Crucially, however, we can combat these fears through a combination of training, policy and legal change. This is key to what we’re working to achieve through Knowledge Rights 21. 

First of all, we are working towards providing training on copyright and advocacy. This will look to complement existing offers around copyright literacy, in particular those that already promote a more positive approach (i.e. by focusing more on the rights and missions of libraries to support research and education, rather than listing what is not possible). We are looking to build wider understanding of the principles underlying copyright, so that librarians can approach it more critically, identify where change is needed, and plan how to promote this. 

Secondly, we are working to build understanding of what is already possible under law, for example by looking at where it may already be possible to carry out secure digital lending of digitised books. Our work around rights retention and open licensing, too, will help show how institutions across Europe have answered questions and responded to challenges associated with changing policies to support this.

Next, we are working to promote policy change, for example by building understanding of the value of open norms (which would help resolve many of the issues associated with overly rigid laws today), as well as to ensure legal backstops to enable digital lending, create rights to republish publicly funded research immediately, and ensure that copyright exceptions cannot be overridden by contract.

Finally, a key way of addressing these challenges is by building on the evidence base. Our work – for example around open norms and eBook markets – will, we hope, also take some of the fear out of these debates by bringing stronger evidence to the table, to the benefit of all. 

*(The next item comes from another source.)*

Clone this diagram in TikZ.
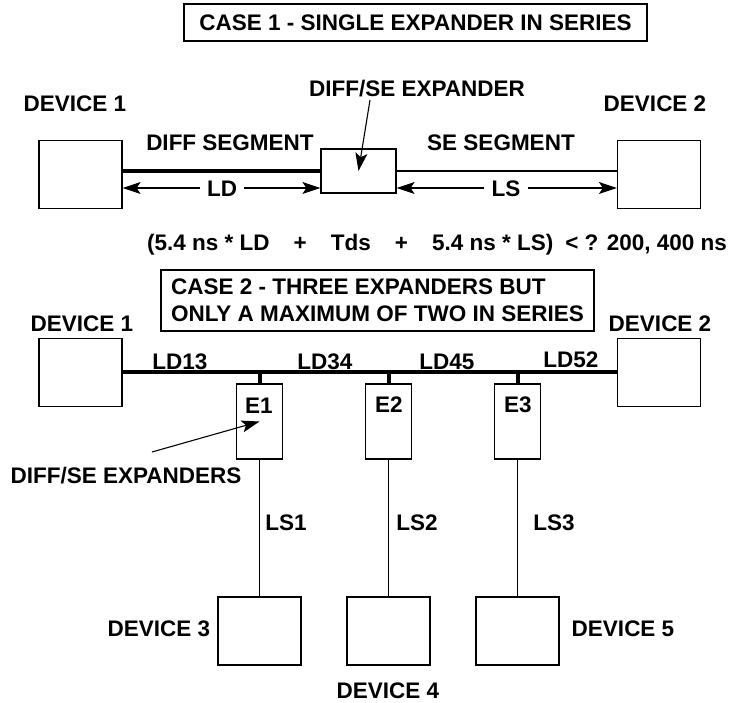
\documentclass[tikz,border=0pt]{standalone}
\usepackage{fontspec}
\setmainfont{Liberation Sans}
\usetikzlibrary{arrows.meta}
\begin{document}
\begin{tikzpicture}[x=1pt,y=-1pt,
  lbl/.style={font=\bfseries\fontsize{22.5}{27}\selectfont, inner sep=0pt, text height=16.1pt, text depth=0pt},
  dev/.style={draw, line width=1.2pt, inner sep=0pt, minimum width=83pt, minimum height=68pt},
  expbox/.style={draw, line width=1.2pt, inner sep=0pt, minimum width=46pt, minimum height=75pt},
  bus/.style={line width=4pt},
  wire/.style={line width=1.1pt},
  arr/.style={line width=1.1pt, -{Stealth[length=18pt,width=12pt,inset=4pt]}},
]
\useasboundingbox (0,0) rectangle (732,703);

% ---------------- CASE 1 ----------------
\node[lbl, draw, line width=1.2pt, minimum width=463pt, minimum height=37pt] (t1) at (415.5,22.5) {CASE 1 - SINGLE EXPANDER IN SERIES};

\node[dev] (d1) at (80.5,174.5) {};
\node[dev] (d2) at (659,174.5) {};
\node[draw, line width=1.2pt, inner sep=0pt, minimum width=75pt, minimum height=44pt] (x1) at (358.5,171) {};

\node[lbl] (d1l) at (75,103) {DEVICE 1};
\node[lbl] (d2l) at (655,103) {DEVICE 2};
\node[lbl] (xl) at (417,88) {DIFF/SE EXPANDER};
\node[lbl] (ds) at (230,142) {DIFF SEGMENT};
\node[lbl] (ss) at (501,142) {SE SEGMENT};

\draw[bus] (d1.east |- x1.west) -- (x1.west);
\draw[wire] (x1.east) -- (x1.east -| d2.west);

\node[lbl, inner xsep=7pt, inner ysep=0pt] (ld) at (222,188) {LD};
\node[lbl, inner xsep=7pt, inner ysep=0pt] (ls) at (506,188) {LS};
\draw[arr] (ld.west) -- (ld.west -| d1.east);
\draw[arr] (ld.east) -- (ld.east -| x1.west);
\draw[arr] (ls.west) -- (ls.west -| x1.east);
\draw[arr] (ls.east) -- (ls.east -| d2.west);

\coordinate (xs) at (370,100);
\draw[arr] (xs) -- (x1.center);

\node[lbl, anchor=west] (f) at (147,242) {(5.4 ns * LD\hspace{24pt}+\hspace{24pt}Tds\hspace{24pt}+\hspace{24pt}5.4 ns * LS)\hspace{12pt}< ? 200, 400 ns};

% ---------------- CASE 2 ----------------
\node[draw, line width=1.2pt, minimum width=433pt, minimum height=61pt, inner sep=0pt,
      align=left, font=\bfseries\fontsize{22.5}{27}\selectfont] (t2) at (377.5,300.5)
  {CASE 2 - THREE EXPANDERS BUT\\ONLY A MAXIMUM OF TWO IN SERIES};

\node[dev] (d1b) at (80.5,372.5) {};
\node[dev] (d2b) at (659,372.5) {};
\node[lbl] (d1bl) at (82,323) {DEVICE 1};
\node[lbl] (d2bl) at (660,323) {DEVICE 2};

\draw[bus] (d1b.east) -- (d2b.west);

\node[expbox] (e1) at (259.5,421.5) {};
\node[expbox] (e2) at (388.5,421.5) {};
\node[expbox] (e3) at (517.5,421.5) {};
\draw[bus] (e1.north) -- (e1.north |- d1b.east);
\draw[bus] (e2.north) -- (e2.north |- d1b.east);
\draw[bus] (e3.north) -- (e3.north |- d1b.east);

\node[lbl] (e1l) at (259,405) {E1};
\node[lbl] (e2l) at (389,404) {E2};
\node[lbl] (e3l) at (518,404) {E3};

\node[lbl] (l13) at (180,361) {LD13};
\node[lbl] (l34) at (325,361) {LD34};
\node[lbl] (l45) at (447,361) {LD45};
\node[lbl] (l52) at (571,359) {LD52};

\coordinate (es) at (152,452);
\draw[arr] (es) -- (e1.center);
\node[lbl] (dse) at (126,475) {DIFF/SE EXPANDERS};

\node[dev] (d3) at (259.5,631) {};
\node[dev] (d4) at (388.5,631) {};
\node[dev] (d5) at (517.5,631) {};
\draw[wire] (e1.south) -- (d3.north);
\draw[wire] (e2.south) -- (d4.north);
\draw[wire] (e3.south) -- (d5.north);

\node[lbl] (ls1) at (286,522) {LS1};
\node[lbl] (ls2) at (417,522) {LS2};
\node[lbl] (ls3) at (554,522) {LS3};

\node[lbl] (d3l) at (159,628) {DEVICE 3};
\node[lbl] (d4l) at (388,690) {DEVICE 4};
\node[lbl] (d5l) at (623,628) {DEVICE 5};
\end{tikzpicture}
\end{document}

Indeed, this could even be helpful for the ‘other side’ of the debate, given that it is not only libraries, their users, and their allies who face fear and uncertainty when working with copyright. Indeed, it seems likely that rightholders themselves are also scared about the future, something that may justify a restrictive, conservative approach, at least among some. Their ways of working have also been disrupted by the emergence of digital, and with it new players – platforms and other service providers – who are looking to capture value. Major tech companies have become bogeymen whose influence is perceived everywhere. Fear too plays a role, most likely, in the positions and actions they take.